Belli ki Muhammed Mursi fiili durumla değil de ikna ile İran’ı Suriye’de taraf değiştirmeye zorlayacak. Veya deneyecek. Diyalog ve ikna formülünü kullanmak istiyor. İran da esasında Bağlantısızlar Zirvesiyle tam da Mursi’nin niyet ettiğini yapmak ve uzletini kırmak istiyor. Biraz da gövde gösterisi yapma derdinde.  Mursi’nin ziyareti bölgede yeni bir tartışma başlığı açtı. Mursi’nin İran’a gitmesi ne yarar sağlayacak? İran ikna mı olacak yoksa zaman mı kazanacak? 

Amerikan Dışişleri Bakanlığı Sözcüsü Victoria Nuland, Mısır’ın Bağlantısızlar Zirvesinde bu düzeyde temsilini doğru bulmadıklarını söyledi. Bunu İran devriminden beri bu çizginin dostu olarak beliren ‘İçeriden İran’ gibi kitaplar kaleme alan Fehmi Huveydi eleştirdi ve pervasızca Mısır’ın içişlerine karışmak olarak nitelendirdi.  Buna mukabil, Fehmi Huveydi gibi düşünmeyen hatta İslami cephede Nuland’ı bile gölgede bırakan çıkışlar da oldu. Özellikle Suriye Müslüman Kardeşler kolunun böyle bir ziyarete sıcak baktığını ve onayladığını düşünmek mümkün değil. 
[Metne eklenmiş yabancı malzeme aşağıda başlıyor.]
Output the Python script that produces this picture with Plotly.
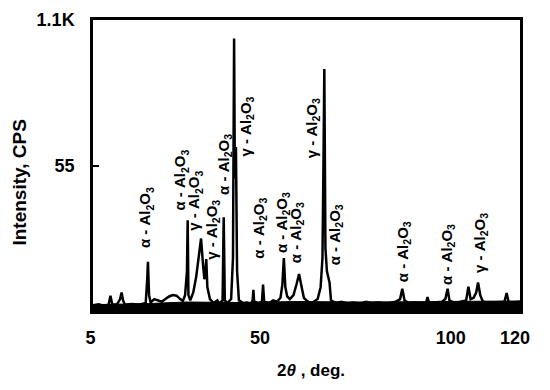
import plotly.graph_objects as go

# 2-theta (deg) and intensity (CPS)
two_theta = [5.0, 6.5, 8.0, 9.2, 9.7, 10.2, 11.5, 12.3, 12.7, 13.1, 13.6, 15.5, 17.5, 19.2, 19.6, 19.8,
             20.1, 20.5, 21.5, 22.5, 23.5, 24.5, 25.5, 26.5, 27.5, 28.5, 29.2, 29.8, 30.3, 30.5, 30.7,
             31.2, 32.0, 32.8, 33.5, 34.1, 34.6, 35.0, 35.3, 35.5, 35.8, 36.5, 37.5, 38.5, 39.0, 39.9,
             40.2, 40.5, 41.2, 42.2, 42.7, 43.0, 43.2, 43.5, 43.8, 44.3, 45.5, 46.5, 47.5, 48.0, 48.2,
             48.4, 49.5, 50.5, 50.8, 51.1, 52.5, 53.5, 54.5, 55.5, 56.0, 56.4, 56.8, 57.3, 58.0, 59.0,
             59.8, 60.5, 61.2, 61.8, 62.5, 63.5, 64.5, 65.5, 66.3, 66.8, 67.1, 67.3, 67.6, 68.0, 68.7,
             69.1, 70.5, 72.0, 73.5, 75.0, 77.0, 78.5, 80.0, 82.0, 83.5, 85.0, 86.5, 87.7, 88.3, 88.9,
             90.0, 91.5, 93.0, 94.7, 95.1, 95.5, 97.0, 99.0, 99.9, 100.5, 101.0, 102.5, 104.0, 105.5,
             106.1, 106.7, 107.5, 108.2, 108.7, 109.3, 110.0, 112.0, 114.0, 115.8, 116.4, 117.0, 118.5, 120.0]
intensity = [22, 25, 20, 24, 58, 24, 26, 45, 70, 40, 24, 26, 24, 30, 120, 186,
             60, 32, 45, 40, 35, 45, 55, 60, 58, 45, 38, 60, 150, 343, 60,
             40, 70, 130, 220, 274, 180, 120, 150, 196, 90, 45, 30, 40, 28, 40,
             354, 40, 30, 45, 200, 1030, 500, 620, 150, 40, 30, 32, 28, 40, 80,
             35, 30, 35, 100, 35, 30, 40, 35, 50, 100, 200, 90, 55, 45, 60,
             100, 140, 90, 50, 40, 30, 35, 45, 90, 200, 600, 915, 237, 150, 108,
             40, 30, 35, 28, 32, 28, 35, 30, 32, 28, 30, 35, 45, 84, 40,
             30, 32, 28, 30, 53, 30, 32, 35, 45, 84, 40, 30, 35, 40,
             92, 45, 50, 70, 108, 60, 35, 30, 32, 35, 68, 30, 32, 35]

# dense noise floor (background band)
bg_theta = [5, 20, 30, 45, 60, 75, 90, 105, 120]
bg_level = [24, 28, 34, 32, 36, 34, 35, 37, 38]

# peak labels: phase, 2-theta, label centre height (CPS)
label_phase = ["α", "α", "γ", "γ", "α", "γ", "α", "α", "α", "γ", "α", "α", "α", "γ"]
label_theta = [19.2, 28.7, 32.5, 37.0, 40.4, 46.4, 49.9, 55.9, 60.0, 64.2, 70.3, 88.7, 100.5, 109.3]
label_y = [354, 493, 417, 306, 554, 696, 314, 336, 295, 690, 288, 225, 214, 258]

x_ticks = [5, 50, 100, 120]
x_ticktext = ["5&nbsp;", "50", "&nbsp;&nbsp;100", "120&nbsp;&nbsp;"]
y_ticks = [550, 1100]
y_ticktext = ["55", "1.1K"]

FONT = "Liberation Sans, Arial, sans-serif"

fig = go.Figure()
fig.add_trace(go.Scatter(x=bg_theta, y=bg_level, mode="lines", fill="tozeroy",
                         fillcolor="black", line=dict(color="black", width=1),
                         hoverinfo="skip"))
fig.add_trace(go.Scatter(x=two_theta, y=intensity, mode="lines",
                         line=dict(color="black", width=2.5), hoverinfo="skip"))

for ph, t, yv in zip(label_phase, label_theta, label_y):
    fig.add_annotation(x=t, y=yv, xref="x", yref="y", showarrow=False,
                       text=f"<b>{ph} - Al<sub>2</sub>O<sub>3</sub></b>", textangle=-90,
                       xanchor="center", yanchor="middle",
                       font=dict(family=FONT, size=15, color="black"))

fig.add_annotation(xref="paper", yref="paper", x=-0.172, y=0.44, showarrow=False,
                   text="<b>Intensity, CPS</b>", textangle=-90,
                   xanchor="center", yanchor="middle",
                   font=dict(family=FONT, size=19, color="black"))
fig.add_annotation(xref="paper", yref="paper", x=0.51, y=-0.205, showarrow=False,
                   text="<b>2<i>θ</i> , deg.</b>",
                   xanchor="center", yanchor="middle",
                   font=dict(family=FONT, size=17, color="black"))

fig.update_layout(
    width=550, height=390,
    margin=dict(l=93, r=10, t=13, b=79),
    paper_bgcolor="white", plot_bgcolor="white",
    showlegend=False,
    font=dict(family=FONT, color="black"),
    xaxis=dict(range=[5, 120], tickvals=x_ticks, ticktext=x_ticktext,
               showgrid=False, zeroline=False, showline=True, linecolor="black",
               linewidth=3, mirror=True, ticks="", ticklabelstandoff=8,
               ticklabeloverflow="allow",
               tickfont=dict(family=FONT, size=18, color="black", weight="bold")),
    yaxis=dict(range=[0, 1100], tickvals=y_ticks, ticktext=y_ticktext,
               showgrid=False, zeroline=False, showline=True, linecolor="black",
               linewidth=2.5, mirror=True, ticks="inside", ticklen=6, tickwidth=2,
               tickcolor="black", ticklabelstandoff=12,
               tickfont=dict(family=FONT, size=18, color="black", weight="bold")),
)

fig.write_html("out.html", config={"displayModeBar": False},
               post_script="document.body.style.margin='0';document.body.style.overflow='hidden';")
Nitekim Karadavi’nin başında bulunduğu Dünya Müslüman Alimler Birliği üyesi olan Suriye ulemasından Muhammed Beşir Haddad,  Mursi’den İran’ın Suriye politikasını fiili olarak askıya alıncaya kadar bu ülkeye bu tarz ziyaretleri iptal etmesini istemiştir. Müslüman Kardeşlerle İran arasında 30 yıllık süreç içinde derin farklılıklar hatta çatlaklar meydana geldi. Bunların ilki Hama meselesiydi. İkincisi de yeni Suriye Baharı oldu. Ali Hameney, Seyyid Kutup’un Yoldaki İşaretler kitabını çevirse ve Irak’ta Davet Partisi tamamen kendisine İhvan’ı model alsa da köprünün altından çok sular aktı. Bununla birlikte özellikle Mısır İhvanı içinde Yusuf Neda, Mahmut İzzet ve Kemal Helbavi (ayrılanlardan) gibi iki kanadı (ılımlı ve radikal) temsil eden isimler arasında da İran ile stratejik ilişkiler kurulmasını savunan isimlere rastlanıyor.  Bu biraz da Saddam’ın Kuveyt’i işgal etmesinden sonra İhvan içinde yaşanan tavır çatlaklığına benziyor. Bu ziyaretle birlikte en azından Mursi İran’la geleceğe dayalı sağlam ilişkiler kurmanın imkanı olup olmadığı sorusuna cevap aramış olacaktır.  Ama peşinen iki devrimci ülkenin Suriye konusunda birbirinden son derece farklı düşündüğü de bir gerçek.